In Israeli Prime Minister Moshe Sharatt's personal diaries, there is an excerpt from May of 1955 in which he quotes Moshe Dayan as follows: "[Israel] must see the sword as the main, if not the only, instrument with which to keep its morale high and to retain its moral tension. Toward this end it may, no - it must - invent dangers, and to do this it must adopt the method of provocation-and-revenge...And above all - let us hope for a new war with the Arab countries, so that we may finally get rid of our troubles and acquire our space." Quoted in Livia Rokach, "Israel's Sacred Terrorism."

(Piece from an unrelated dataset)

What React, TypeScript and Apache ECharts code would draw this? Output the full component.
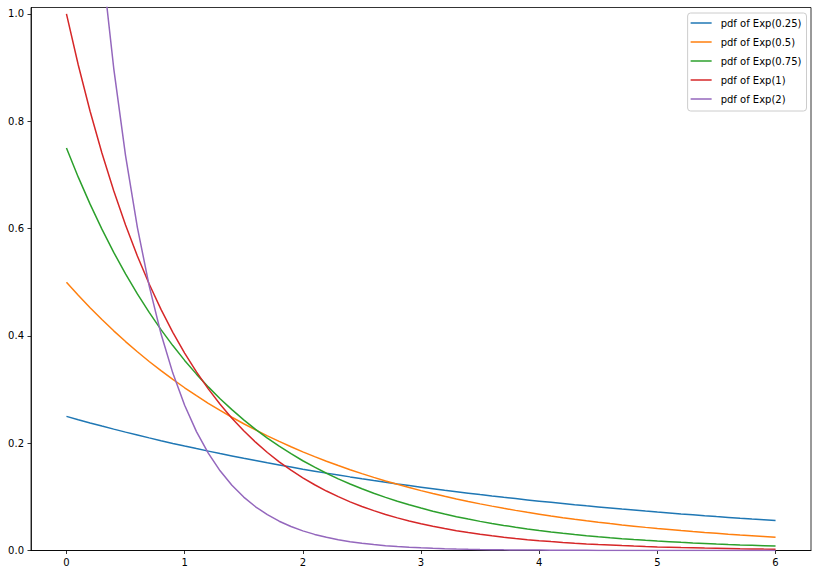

"Senator [J.William Fulbright] proposed in 1970 that America should guarantee Israel's security in a formal treaty, protecting her with armed forces if necessary. In return, Israel would retire to the borders of 1967. The UN Security Council would guarantee this arrangement, and thereby bring the Soviet Union - then a supplier of arms and political aid to the Arabs - into compliance. As Israeli troops were withdrawn from the Golan Heights, the Gaza Strip and the West Bank they would be replaced by a UN peacekeeping force. Israel would agree to accept a certain number of Palestinians and the rest would be settled in a Palestinian state outside Israel.
"The plan drew favorable editorial support in the United States. The proposal, however, was flatly rejected by Israel. 'The whole affair disgusted Fulbright,' writes [his biographer Randall] Woods. 'The Israelis were not even willing to act in their own self-interest.'" Allan Brownfield in "Issues of the American Council for Judaism." Fall 1997.